今回の研修はJRA日本中央競馬会競走馬総合研究所の桑野睦敏上席調査役による「蹄葉炎の基礎知識」、大和高原動物診療所関東診療所の齋藤重彰獣医師兼装蹄師による「蹄葉炎への多方面戦略」、合同会社アテナ統合獣医ケアBan'ei競走馬診療所の福本奈津子獣医師による「重種馬の現役ばんえい競走馬における蹄葉炎の実例」、そしてJRA日本中央競馬会日高育成牧場の金子大作装蹄師による「蹄葉炎への3Dシュー応用例」の4テーマ。
栗東トレーニングセンターで診療業務の経験もある桑野氏は蹄葉炎について、その定義と発症要因、実際の発症例と治療例などの病理を説明し、蹄葉炎についてさまざまな臨床経験を持ち、国際的にも活躍している齋藤氏は蹄葉炎について内科的療法、外科的療法、装蹄療法アプローチを実際の例を紹介しながら説明。

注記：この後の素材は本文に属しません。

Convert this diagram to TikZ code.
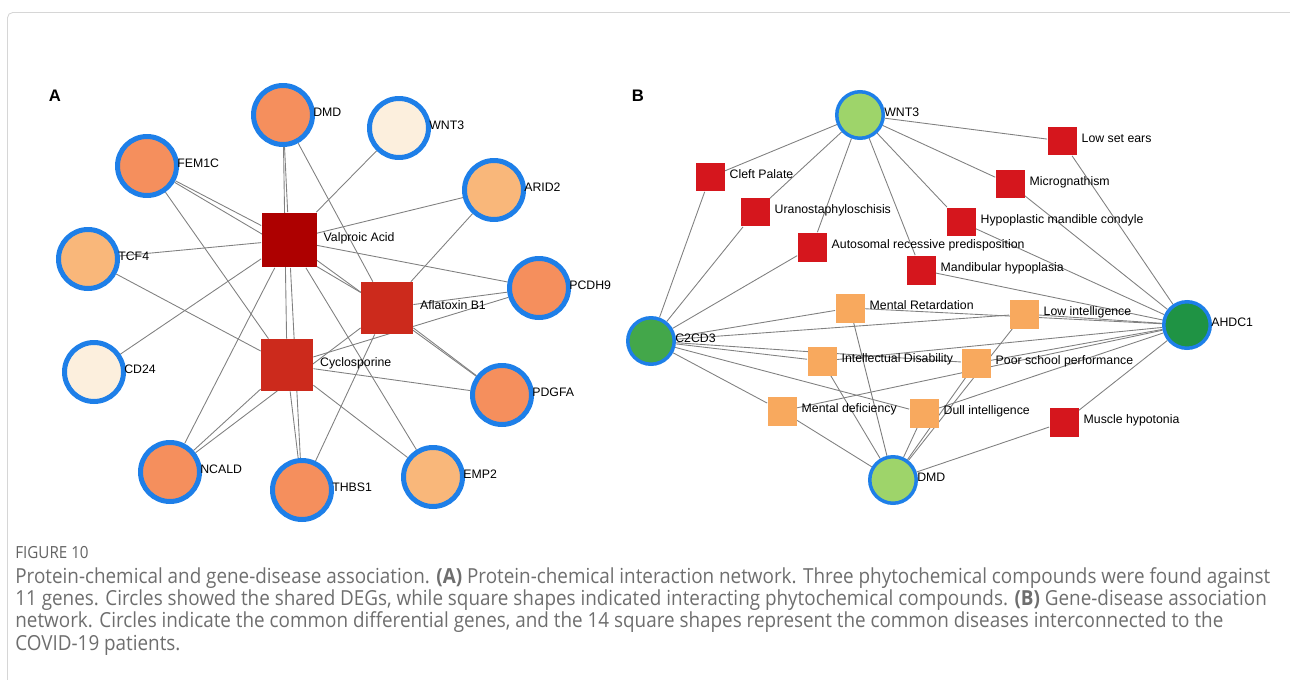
\documentclass[tikz,border=0pt]{standalone}
\usepackage{fontspec}
\setmainfont{Liberation Sans}
\newfontfamily\capfont[FakeStretch=0.91]{Open Sans}
\usepackage{xcolor}
\usetikzlibrary{positioning, shapes.geometric, backgrounds}
\definecolor{ringblue}{HTML}{1E7FE8}
\definecolor{salmon}{HTML}{F58F5D}
\definecolor{paleorange}{HTML}{F9B77A}
\definecolor{cream}{HTML}{FCEFDD}
\definecolor{valpred}{HTML}{AD0000}
\definecolor{chemred}{HTML}{CC2A1C}
\definecolor{disred}{HTML}{D5161D}
\definecolor{disorange}{HTML}{F8A95E}
\definecolor{lightgreen}{HTML}{9ED46A}
\definecolor{midgreen}{HTML}{43A74A}
\definecolor{darkgreen}{HTML}{1F9344}
\definecolor{edgegray}{HTML}{808080}
\definecolor{capgray}{HTML}{6E6E6E}
\definecolor{framegray}{HTML}{D6D6D6}
\tikzset{
gene A/.style = { circle, draw = ringblue, line width = 0.1cm, minimum size = 1.18cm, inner sep = 0pt },
gene B/.style = { circle, draw = ringblue, line width = 0.07cm, minimum size = 0.93cm, inner sep = 0pt },
chem/.style = { rectangle, draw = none, fill = chemred, minimum size = 1.04cm, inner sep = 0pt },
disease/.style = { rectangle, draw = none, minimum size = 0.58cm, inner sep = 0pt },
lbl/.style = { font = \fontsize{7}{8}\selectfont, inner sep = 0pt, text height = 1.6ex, text depth = 0.4ex, yshift = 0.08cm },
panel/.style = { font = \fontsize{9.5}{11}\selectfont\bfseries, inner sep = 0pt },
}
\begin{document}
\begin{tikzpicture}[x=0.02cm, y=-0.02cm]
      \useasboundingbox (0,0) rectangle (1290,679);
      \draw[framegray, line width=0.5pt, rounded corners=3pt] (7.5,690) -- (7.5,12.5) -- (1300,12.5);
      % panel A
      \node[panel] (letA) at (55,96) {A};
      \begin{scope}[every label/.style={lbl, label distance=-0.04cm}]
        \node[gene A, fill=salmon, label=right:DMD] (dmdA) at (283,115) {};
        \node[gene A, fill=cream, label=right:WNT3] (wntA) at (399,128) {};
        \node[gene A, fill=salmon, label=right:FEM1C] (fem) at (147,166) {};
        \node[gene A, fill=paleorange, label=right:ARID2] (arid) at (494,190) {};
        \node[gene A, fill=paleorange, label=right:TCF4] (tcf) at (88,259) {};
        \node[gene A, fill=salmon, label=right:PCDH9] (pcdh) at (539,288) {};
        \node[gene A, fill=cream, label=right:CD24] (cdtf) at (94,372) {};
        \node[gene A, fill=salmon, label=right:PDGFA] (pdgfa) at (502,395) {};
        \node[gene A, fill=salmon, label=right:NCALD] (ncald) at (170,472) {};
        \node[gene A, fill=salmon, label=right:THBS1] (thbs) at (302,490) {};
        \node[gene A, fill=paleorange, label=right:EMP2] (emp) at (433,477) {};
      \end{scope}
      \begin{scope}[every label/.style={lbl, label distance=0.13cm}]
        \node[chem, fill=valpred, minimum size=1.1cm, label=right:Valproic Acid] (valp) at (289,240) {};
        \node[chem, label=right:Aflatoxin B1] (afla) at (387,308) {};
        \node[chem, label=right:Cyclosporine] (cyclo) at (287,365) {};
      \end{scope}
      \begin{scope}[on background layer, every edge/.style={draw=edgegray, line width=0.5pt}]
        \path [-] (valp) edge (dmdA) edge (wntA) edge (arid) edge (pcdh) edge (pdgfa) edge (emp)
                         edge (thbs) edge (ncald) edge (cdtf) edge (tcf) edge (fem);
        \path [-] (afla) edge (dmdA) edge (arid) edge (pcdh) edge (pdgfa) edge (thbs)
                         edge (ncald) edge (fem);
        \path [-] (cyclo) edge (dmdA) edge (pcdh) edge (pdgfa) edge (emp) edge (thbs)
                          edge (ncald) edge (tcf) edge (fem);
      \end{scope}
      % panel B
      \node[panel] (letB) at (638,96) {B};
      \begin{scope}[every label/.style={lbl, label distance=-0.02cm}]
        \node[gene B, fill=lightgreen, label=right:WNT3] (wntB) at (860,115) {};
        \node[gene B, fill=midgreen, label=right:C2CD3] (cdthree) at (651,341) {};
        \node[gene B, fill=darkgreen, label=right:AHDC1] (ahdc) at (1187,325) {};
        \node[gene B, fill=lightgreen, label=right:DMD] (dmdB) at (893,480) {};
      \end{scope}
      \begin{scope}[every label/.style={lbl, label distance=0.09cm}]
        \node[disease, fill=disred, label=right:Cleft Palate] (cleft) at (710,177) {};
        \node[disease, fill=disred, label=right:Uranostaphyloschisis] (urano) at (755,212) {};
        \node[disease, fill=disred, label=right:Autosomal recessive predisposition] (auto) at (812,247) {};
        \node[disease, fill=disred, label=right:Mandibular hypoplasia] (mandib) at (921,270) {};
        \node[disease, fill=disred, label=right:Low set ears] (ears) at (1062,141) {};
        \node[disease, fill=disred, label=right:Micrognathism] (micro) at (1010,184) {};
        \node[disease, fill=disred, label=right:Hypoplastic mandible condyle] (hypo) at (961,222) {};
        \node[disease, fill=disred, label=right:Muscle hypotonia] (hypot) at (1064,422) {};
        \node[disease, fill=disorange, label=right:Mental Retardation] (retard) at (850,308) {};
        \node[disease, fill=disorange, label=right:Intellectual Disability] (intel) at (822,361) {};
        \node[disease, fill=disorange, label=right:Mental deficiency] (deficiency) at (782,411) {};
        \node[disease, fill=disorange, label=right:Dull intelligence] (dull) at (924,413) {};
        \node[disease, fill=disorange, label=right:Low intelligence] (lowint) at (1024,314) {};
        \node[disease, fill=disorange, label=right:Poor school performance] (school) at (976,363) {};
      \end{scope}
      \begin{scope}[on background layer, every edge/.style={draw=edgegray, line width=0.5pt}]
        \path [-] (wntB) edge (cleft) edge (urano) edge (auto) edge (mandib) edge (hypo)
                         edge (micro) edge (ears);
        \path [-] (cdthree) edge (cleft) edge (urano) edge (auto) edge (retard) edge (intel)
                            edge (deficiency) edge (dull) edge (lowint) edge (school);
        \path [-] (ahdc) edge (mandib) edge (hypo) edge (micro) edge (ears) edge (hypot)
                         edge (retard) edge (intel) edge (deficiency) edge (dull) edge (lowint) edge (school);
        \path [-] (dmdB) edge (hypot) edge (retard) edge (intel) edge (deficiency) edge (dull)
                         edge (lowint) edge (school);
      \end{scope}
      % caption
      \node[anchor=base west, inner sep=0pt, text=capgray!90!black, font=\capfont\fontsize{9.5}{11}\selectfont] (fig) at (15,558) {FIGURE 10};
      \node[anchor=base west, inner sep=0pt, align=left, text=capgray, font=\capfont\fontsize{11.8}{12.7}\selectfont] (cap) at (15,650)
        {Protein-chemical and gene-disease association. \textbf{(A)} Protein-chemical interaction network. Three phytochemical compounds were found against\\
         11 genes. Circles showed the shared DEGs, while square shapes indicated interacting phytochemical compounds. \textbf{(B)} Gene-disease association\\
         network. Circles indicate the common differential genes, and the 14 square shapes represent the common diseases interconnected to the\\
         COVID-19 patients.};
    \end{tikzpicture}
\end{document}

また、農水省での勤務経験もあり帯広競馬場でばんえい競馬の競走馬の治療に携わる福本獣医師は、ばんえい競馬における蹄葉炎の発症例や治療方法など紹介。軽種馬と比較して発症例が多いことなども併せて報告した。美浦、栗東の両トレーニングセンターでも装蹄業務を経験し、現在は3D技術を活用して、3Dプリントシューについての調査研究を行っている金子装蹄師は3Dプリンターを使用した装蹄療法を紹介。手軽で効果が見られた症例などを紹介した。
研修終了後のディスカッションでは蹄葉炎について、さまざまな意見交換が行われた。